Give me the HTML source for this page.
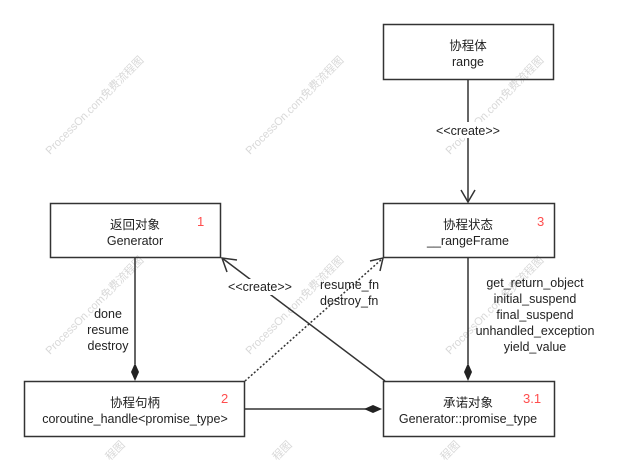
<!DOCTYPE html>
<html><head><meta charset="utf-8"><style>
html,body{margin:0;padding:0;background:#fff;}
svg{display:block;}
text{font-family:"Liberation Sans","Noto Sans CJK SC",sans-serif;font-size:12.5px;fill:#222;}
.r{fill:#ff4d4d;font-size:13px;}
.w{fill:#d8d8d8;font-size:11px;}
</style></head><body>
<svg width="625" height="461" viewBox="0 0 625 461" xmlns="http://www.w3.org/2000/svg">
<g class="wm">
<text class="w" transform="translate(50,155) rotate(-45)">ProcessOn.com免费流程图</text>
<text class="w" transform="translate(250,155) rotate(-45)">ProcessOn.com免费流程图</text>
<text class="w" transform="translate(450,155) rotate(-45)">ProcessOn.com免费流程图</text>
<text class="w" transform="translate(50,355) rotate(-45)">ProcessOn.com免费流程图</text>
<text class="w" transform="translate(250,355) rotate(-45)">ProcessOn.com免费流程图</text>
<text class="w" transform="translate(450,355) rotate(-45)">ProcessOn.com免费流程图</text>
<text class="w" transform="translate(110,461) rotate(-45)">程图</text>
<text class="w" transform="translate(277,461) rotate(-45)">程图</text>
<text class="w" transform="translate(445,461) rotate(-45)">程图</text>
</g>
<g fill="none" stroke="#333" stroke-width="1.5">
<rect x="383.5" y="24.5" width="170" height="55"/>
<rect x="383.5" y="203.5" width="171" height="54"/>
<rect x="50.5" y="203.5" width="170" height="54"/>
<rect x="24.5" y="381.5" width="220" height="55"/>
<rect x="383.5" y="381.5" width="171" height="55"/>
<line x1="468" y1="80" x2="468" y2="202"/>
<polyline points="461,190 468,202 475,190"/>
<line x1="135" y1="258" x2="135" y2="364"/>
<line x1="468" y1="258" x2="468" y2="364"/>
<line x1="245" y1="409" x2="368" y2="409"/>
<line x1="385" y1="381" x2="222" y2="258"/>
<polyline points="237,260 222,258 227,272"/>
<line x1="245" y1="381" x2="382" y2="259" stroke-dasharray="2,2"/>
<polyline points="370,261 383,258 380,271"/>
</g>
<g fill="#222">
<polygon points="135,363 139,372 135,381 131,372"/>
<polygon points="468,363 472,372 468,381 464,372"/>
<polygon points="364,409 373,405 382,409 373,413"/>
</g>
<rect x="225" y="279" width="72" height="16" fill="#fff"/>
<rect x="434" y="122" width="68" height="16" fill="#fff"/>
<text x="468" y="50" text-anchor="middle">协程体</text>
<text x="468" y="66" text-anchor="middle">range</text>
<text x="468" y="135" text-anchor="middle">&lt;&lt;create&gt;&gt;</text>
<text x="135" y="229" text-anchor="middle">返回对象</text>
<text x="135" y="245" text-anchor="middle">Generator</text>
<text class="r" x="197" y="226">1</text>
<text x="468" y="229" text-anchor="middle">协程状态</text>
<text x="468" y="245" text-anchor="middle">__rangeFrame</text>
<text class="r" x="537" y="226">3</text>
<text x="135" y="407" text-anchor="middle">协程句柄</text>
<text x="135" y="423" text-anchor="middle">coroutine_handle&lt;promise_type&gt;</text>
<text class="r" x="221" y="403">2</text>
<text x="468" y="407" text-anchor="middle">承诺对象</text>
<text x="468" y="423" text-anchor="middle">Generator::promise_type</text>
<text class="r" x="523" y="403">3.1</text>
<text x="260" y="291" text-anchor="middle">&lt;&lt;create&gt;&gt;</text>
<text x="320" y="289">resume_fn</text>
<text x="320" y="305">destroy_fn</text>
<text x="108" y="318" text-anchor="middle">done</text>
<text x="108" y="334" text-anchor="middle">resume</text>
<text x="108" y="350" text-anchor="middle">destroy</text>
<text x="535" y="287" text-anchor="middle">get_return_object</text>
<text x="535" y="303" text-anchor="middle">initial_suspend</text>
<text x="535" y="319" text-anchor="middle">final_suspend</text>
<text x="535" y="335" text-anchor="middle">unhandled_exception</text>
<text x="535" y="351" text-anchor="middle">yield_value</text>
</svg>
</body></html>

◆ WRITTEN REQUEST
Reproduce the full listing above verbatim, with no pictures included.

◆ EXERCISE RESPONSE
Give me the HTML source for this page.
<!DOCTYPE html>
<html><head><meta charset="utf-8"><style>
html,body{margin:0;padding:0;background:#fff;}
svg{display:block;}
text{font-family:"Liberation Sans","Noto Sans CJK SC",sans-serif;font-size:12.5px;fill:#222;}
.r{fill:#ff4d4d;font-size:13px;}
.w{fill:#d8d8d8;font-size:11px;}
</style></head><body>
<svg width="625" height="461" viewBox="0 0 625 461" xmlns="http://www.w3.org/2000/svg">
<g class="wm">
<text class="w" transform="translate(50,155) rotate(-45)">ProcessOn.com免费流程图</text>
<text class="w" transform="translate(250,155) rotate(-45)">ProcessOn.com免费流程图</text>
<text class="w" transform="translate(450,155) rotate(-45)">ProcessOn.com免费流程图</text>
<text class="w" transform="translate(50,355) rotate(-45)">ProcessOn.com免费流程图</text>
<text class="w" transform="translate(250,355) rotate(-45)">ProcessOn.com免费流程图</text>
<text class="w" transform="translate(450,355) rotate(-45)">ProcessOn.com免费流程图</text>
<text class="w" transform="translate(110,461) rotate(-45)">程图</text>
<text class="w" transform="translate(277,461) rotate(-45)">程图</text>
<text class="w" transform="translate(445,461) rotate(-45)">程图</text>
</g>
<g fill="none" stroke="#333" stroke-width="1.5">
<rect x="383.5" y="24.5" width="170" height="55"/>
<rect x="383.5" y="203.5" width="171" height="54"/>
<rect x="50.5" y="203.5" width="170" height="54"/>
<rect x="24.5" y="381.5" width="220" height="55"/>
<rect x="383.5" y="381.5" width="171" height="55"/>
<line x1="468" y1="80" x2="468" y2="202"/>
<polyline points="461,190 468,202 475,190"/>
<line x1="135" y1="258" x2="135" y2="364"/>
<line x1="468" y1="258" x2="468" y2="364"/>
<line x1="245" y1="409" x2="368" y2="409"/>
<line x1="385" y1="381" x2="222" y2="258"/>
<polyline points="237,260 222,258 227,272"/>
<line x1="245" y1="381" x2="382" y2="259" stroke-dasharray="2,2"/>
<polyline points="370,261 383,258 380,271"/>
</g>
<g fill="#222">
<polygon points="135,363 139,372 135,381 131,372"/>
<polygon points="468,363 472,372 468,381 464,372"/>
<polygon points="364,409 373,405 382,409 373,413"/>
</g>
<rect x="225" y="279" width="72" height="16" fill="#fff"/>
<rect x="434" y="122" width="68" height="16" fill="#fff"/>
<text x="468" y="50" text-anchor="middle">协程体</text>
<text x="468" y="66" text-anchor="middle">range</text>
<text x="468" y="135" text-anchor="middle">&lt;&lt;create&gt;&gt;</text>
<text x="135" y="229" text-anchor="middle">返回对象</text>
<text x="135" y="245" text-anchor="middle">Generator</text>
<text class="r" x="197" y="226">1</text>
<text x="468" y="229" text-anchor="middle">协程状态</text>
<text x="468" y="245" text-anchor="middle">__rangeFrame</text>
<text class="r" x="537" y="226">3</text>
<text x="135" y="407" text-anchor="middle">协程句柄</text>
<text x="135" y="423" text-anchor="middle">coroutine_handle&lt;promise_type&gt;</text>
<text class="r" x="221" y="403">2</text>
<text x="468" y="407" text-anchor="middle">承诺对象</text>
<text x="468" y="423" text-anchor="middle">Generator::promise_type</text>
<text class="r" x="523" y="403">3.1</text>
<text x="260" y="291" text-anchor="middle">&lt;&lt;create&gt;&gt;</text>
<text x="320" y="289">resume_fn</text>
<text x="320" y="305">destroy_fn</text>
<text x="108" y="318" text-anchor="middle">done</text>
<text x="108" y="334" text-anchor="middle">resume</text>
<text x="108" y="350" text-anchor="middle">destroy</text>
<text x="535" y="287" text-anchor="middle">get_return_object</text>
<text x="535" y="303" text-anchor="middle">initial_suspend</text>
<text x="535" y="319" text-anchor="middle">final_suspend</text>
<text x="535" y="335" text-anchor="middle">unhandled_exception</text>
<text x="535" y="351" text-anchor="middle">yield_value</text>
</svg>
</body></html>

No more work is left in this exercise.